OP here. Agreed - it's definitely possible, but not necessarily likely in this particular scenario that the conversation wouldn't be centered around the kid - and I don't mean the topic, I mean that the conversation will bring in the small child more than my personal preference (e.g., lots of sentences that start off with "well, Mommy... XYZ" in an effort to include the child into the conversation). It's nice and sweet, but I don't do it in the presence of my own children when I'm speaking with other adults. At least I think. I definitely find it boring

But I do want to support and know the child.

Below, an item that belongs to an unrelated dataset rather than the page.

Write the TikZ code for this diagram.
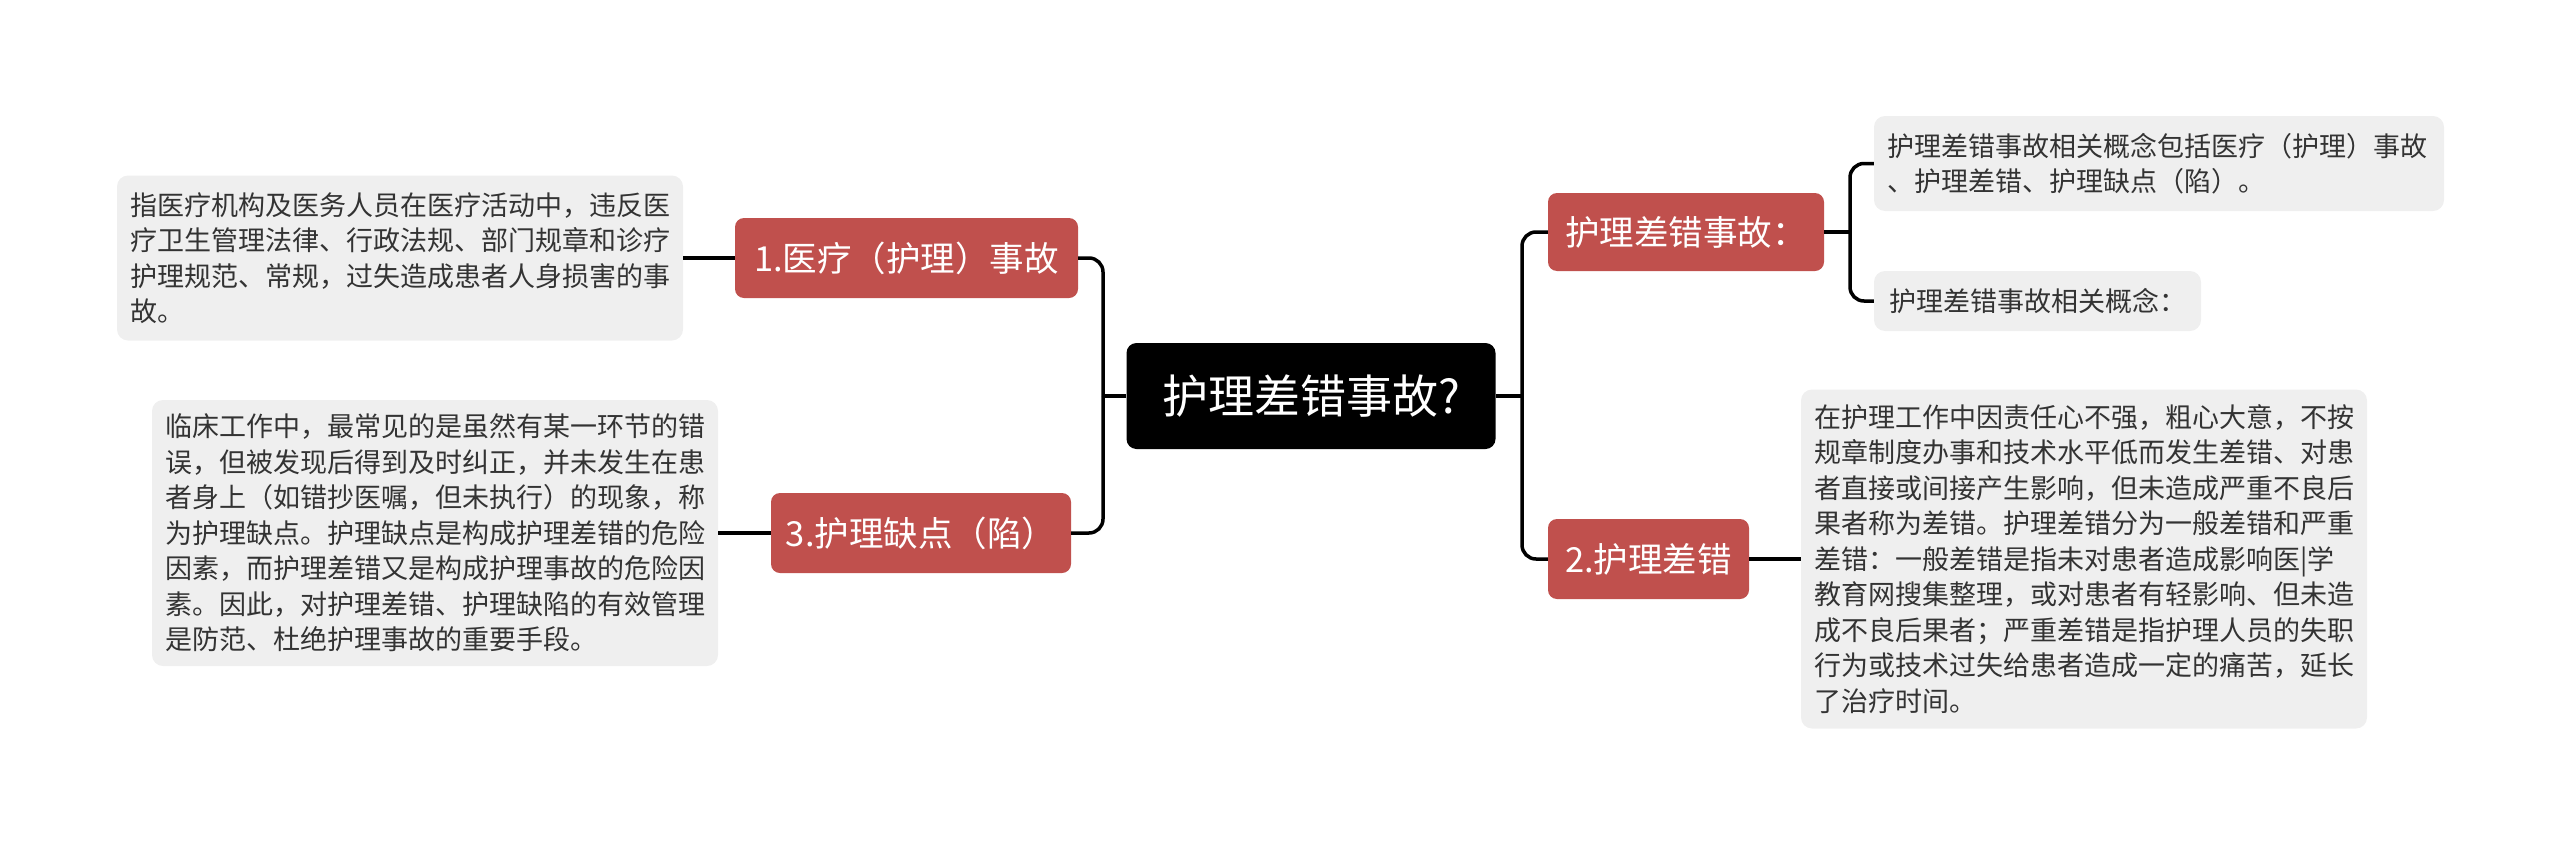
\documentclass[tikz,border=0pt]{standalone}
\usepackage{fontspec}
\setmainfont{Noto Sans CJK SC}
\definecolor{redbox}{HTML}{C0504D}
\definecolor{graybox}{HTML}{EFEFEF}
\definecolor{graytext}{HTML}{333333}
\begin{document}
\begin{tikzpicture}[x=1pt,y=-1pt,
  conn/.style={line width=3.5pt,black},
  rconn/.style={line width=3.5pt,black,rounded corners=14pt},
  rootbox/.style={fill=black,text=white,rounded corners=10pt,inner sep=0pt,
    minimum width=369pt,minimum height=106pt,font=\fontsize{46}{54}\selectfont},
  topic/.style={fill=redbox,text=white,rounded corners=9pt,inner sep=0pt,
    minimum height=80pt,font=\fontsize{34.5}{42}\selectfont},
  note/.style={fill=graybox,text=graytext,rounded corners=11pt,inner xsep=13pt,inner ysep=0pt,
    align=left,font=\fontsize{27}{35.5}\selectfont},
  wide/.style={note,text width=540pt}
]
\useasboundingbox (0,0) rectangle (2560,846);
% root
\node[rootbox] (c) at (1311,396) {护理差错事故?\hspace{14pt}};
% left topics
\node[topic,minimum width=343pt] (n1) at (906.5,258) {1.医疗（护理）事故};
\node[topic,minimum width=300pt] (n3) at (921,533) {3.护理缺点（陷）};
% right topics
\node[topic,minimum width=276pt,minimum height=78pt] (r1) at (1686,232) {护理差错事故：};
\node[topic,minimum width=201pt] (r2) at (1648.5,559) {2.护理差错};
% notes
\node[wide,minimum height=165pt] (b1) at (400,258) {指医疗机构及医务人员在医疗活动中，违反医\\疗卫生管理法律、行政法规、部门规章和诊疗\\护理规范、常规，过失造成患者人身损害的事\\故。};
\node[wide,minimum height=266pt] (b3) at (435,533) {临床工作中，最常见的是虽然有某一环节的错\\误，但被发现后得到及时纠正，并未发生在患\\者身上（如错抄医嘱，但未执行）的现象，称\\为护理缺点。护理缺点是构成护理差错的危险\\因素，而护理差错又是构成护理事故的危险因\\素。因此，对护理差错、护理缺陷的有效管理\\是防范、杜绝护理事故的重要手段。};
\node[wide,text width=544pt,minimum height=95pt] (g1) at (2159,163.5) {护理差错事故相关概念包括医疗（护理）事故\\、护理差错、护理缺点（陷）。};
\node[note,minimum width=327pt,minimum height=60pt] (g2) at (2037.5,301) {护理差错事故相关概念：};
\node[wide,minimum height=339pt] (b2) at (2084,559) {在护理工作中因责任心不强，粗心大意，不按\\规章制度办事和技术水平低而发生差错、对患\\者直接或间接产生影响，但未造成严重不良后\\果者称为差错。护理差错分为一般差错和严重\\差错：一般差错是指未对患者造成影响医|学\\教育网搜集整理，或对患者有轻影响、但未造\\成不良后果者；严重差错是指护理人员的失职\\行为或技术过失给患者造成一定的痛苦，延长\\了治疗时间。};
% trunks
\coordinate (lt) at (1103,396);
\coordinate (rt) at (1522,396);
\coordinate (rt2) at (1850,232);
\draw[conn] (c.west) -- (lt);
\draw[rconn] (lt) |- (n1.east);
\draw[rconn] (lt) |- (n3.east);
\draw[conn] (c.east) -- (rt);
\draw[rconn] (rt) |- (r1.west);
\draw[rconn] (rt) |- (r2.west);
\draw[conn] (r1.east) -- (rt2);
\draw[rconn] (rt2) |- (g1.west);
\draw[rconn] (rt2) |- (g2.west);
\draw[conn] (n1.west) -- (b1.east);
\draw[conn] (n3.west) -- (b3.east);
\draw[conn] (r2.east) -- (b2.west);
\end{tikzpicture}
\end{document}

I posted before reading your reply. Ok, I see what you mean. I was assuming that she would NOT want to bring the child into the conversation, but rather just responding to their needs while carrying a conversation with you.
Anonymous
Unless you're specifically traveling on dates she doesn't have custody, you can't really control this. It's not the same as a double date where one couple got a sitter and the other didn't, or if you're both traveling and she's asking to bring her child.
At the end of the day, I rather see my good friends with kids in tow than not at all.
Anonymous
Would you be staying with this friend? And you are planning a trip just to see her so the dates are up for discussion? I would say something like "If timing works out for both of us, let's plan to have some time when toddler's dad has him/her so I can treat you to a nice dinner out/spa day/concert to thank you for hosting me!"
Anonymous
It depends. I have a "close" friend who has been to town three times now, and not once has she met my kids. I'm beginning to be a bit put off by that, as I certainly would want to meet a good friend's children if I visited so many times from out of state.